Terry’s lawyer, Rogge Dunn, said he and his client were “very pleased with the judge’s ruling.”
Highland, which managed $11.7 billion in regulatory assets as of Dec. 31, sued Terry in Dallas state court on Sept. 8, claiming he had instructed one of its lawyers to suspend distributions from a fund he managed. The move would have triggered the fund to be unwound and would have allowed Terry to make an early withdrawal of $700,000 he had invested in it.
Around the same time, Terry was advising a client to invest $16 million in the fund, which was “a clear conflict of interest,” Highland said in a court filing.
Highland says it fired Terry, who was hired in July 2005, for self-dealing, breach of fiduciary duty, having sexual relationships with subordinates and making disparaging remarks about Highland executives. It asked the Dallas court to rule that Terry was fired for cause and it doesn’t owe him benefits and payments.
Terry said in a court filing that Dondero was engaging in a “smear campaign.” Terry said he stood up for investors and refused to engage in Dondero’s self-dealing.
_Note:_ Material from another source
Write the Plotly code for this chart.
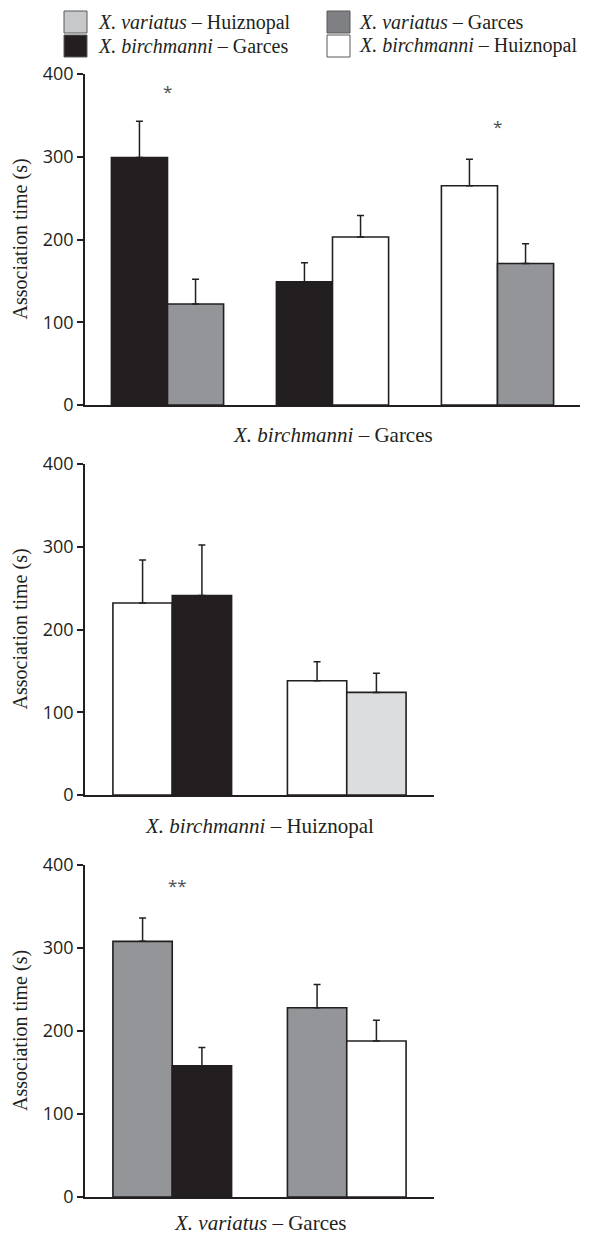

He alleges in his filing that Dondero has experienced financial trouble, including margin calls and delinquent personal tax payments, over the past several years. Dondero has needed to use his extensive gun collection as collateral for personal bank loans, Terry says.
Terry said he was fired because Dondero wanted to use money due outside investors in the firm’s collateralized loan obligations and mutual funds to buy a South American company that “he intended to convert to a condom manufacturer.” The investors were due repayment of loans to a company controlled by Dondero, according to Terry’s filing.
Terry said that when he raised concerns the U.S. Securities and Exchange Commission might ask questions about the transaction, Dondero said the loan would be paid off before the regulator had time to look at it, according to the filing.
Highland, founded by Dondero and Mark Okada in 1993, invests in asset classes and structures including hedge funds, mutual funds and distressed situations as well as exchange traded funds.
The case is Highland Capital Management LP v. Terry, DC-16-11396, 162nd Judicial District, District Court of Dallas County, Texas.